Because the NMHRA creates a cause of action against individuals, the court acknowledged that a charging party must identify all of the accused discriminators, both individuals and "employers," in the administrative complaint, and administrative proceedings must be exhausted as to them as a prerequisite to judicial remedies. The court stated that the DWS form, as it existed when Lobato filed his charge, "creates a trap for unwary claimants to forfeit their statutory rights and judicial remedies."

Having found that Lobato did not have a fair and adequate opportunity to exhaust administrative remedies against the individual-named defendants, the court turned to the question of the appropriate remedy. After weighing the potential harms to the parties, the court concluded that barring Lobato's judicial remedy solely because he followed explicit and misleading instructions in the DWS official complaint form was a far greater injustice than the less significant impact imposed on the defendants by the lack of formal notice to them of the prior administrative proceedings.

The court noted that the doctrine of exhaustion of administrative remedies arose as a way to coordinate the roles of the administrative and judicial branches, both of which are charged with regulatory duties. It also noted that rigid adherence to the doctrine is not always required. The court found that under the circumstances presented by this case, Lobato relied on the administrative procedures he was instructed to follow, but doing so threatened to foreclose a remedy to which he was entitled. Balancing the equities, the court held that, in these limited circumstances, the required administrative exhaustion of the NMHRA should not be necessary for Lobato to pursue his judicial remedies under that Act. Finally, the court recommended that the DWS revise its Charge of Discrimination form and instruct aggrieved employees in plain language to identify, by name and address, any individual who is accused of discrimination. As of the date of this ASAP, the Department has not revised its form.
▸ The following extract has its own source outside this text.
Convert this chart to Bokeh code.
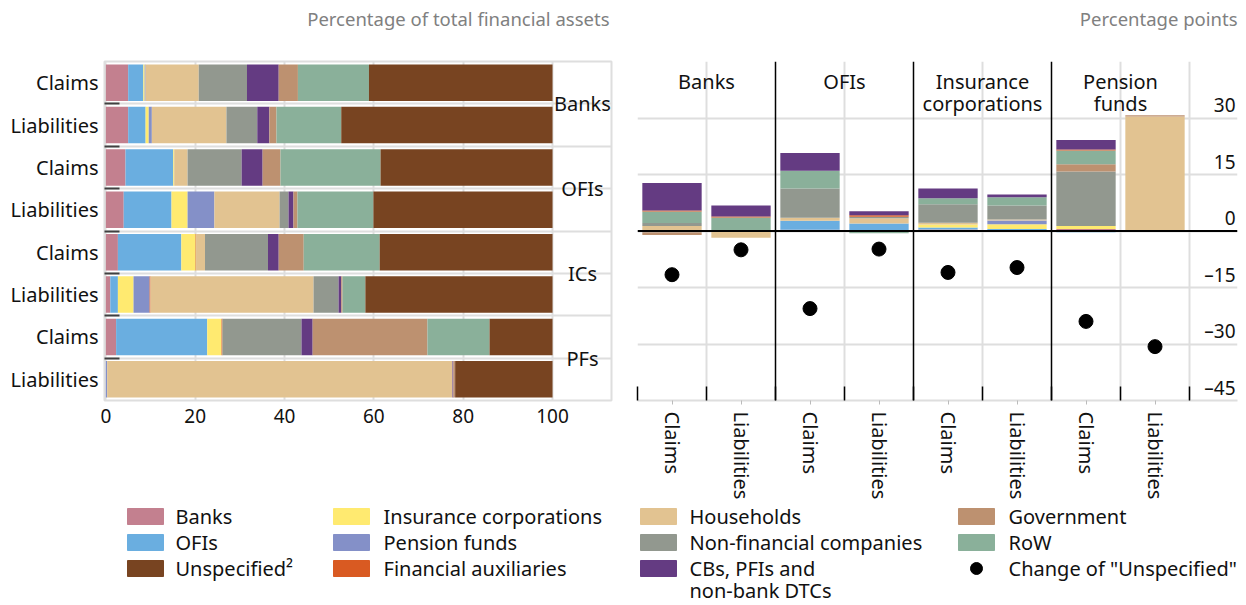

Practical Application for Employers

There may be Charges of Discrimination pending with the DWS wherein the charging party has specifically named only the employer in the charge, but the charging party may later request, and be permitted to sue individuals despite the parameters of the DWS charge. Employers who have Charges of Discrimination pending with the New Mexico DWS should: (1) immediately seek clarification from the agency (who can seek clarification from the charging party) as to the identity of alleged individual discriminators; and (2) consider notifying individuals implicated in any pending charges of the potential risk that they may be sued under the auspices of the Lobato decision without prior notice or ability to participate in the underlying administrative proceedings.

The content of this article is intended to provide a general guide to the subject matter. Specialist advice should be sought about your specific circumstances.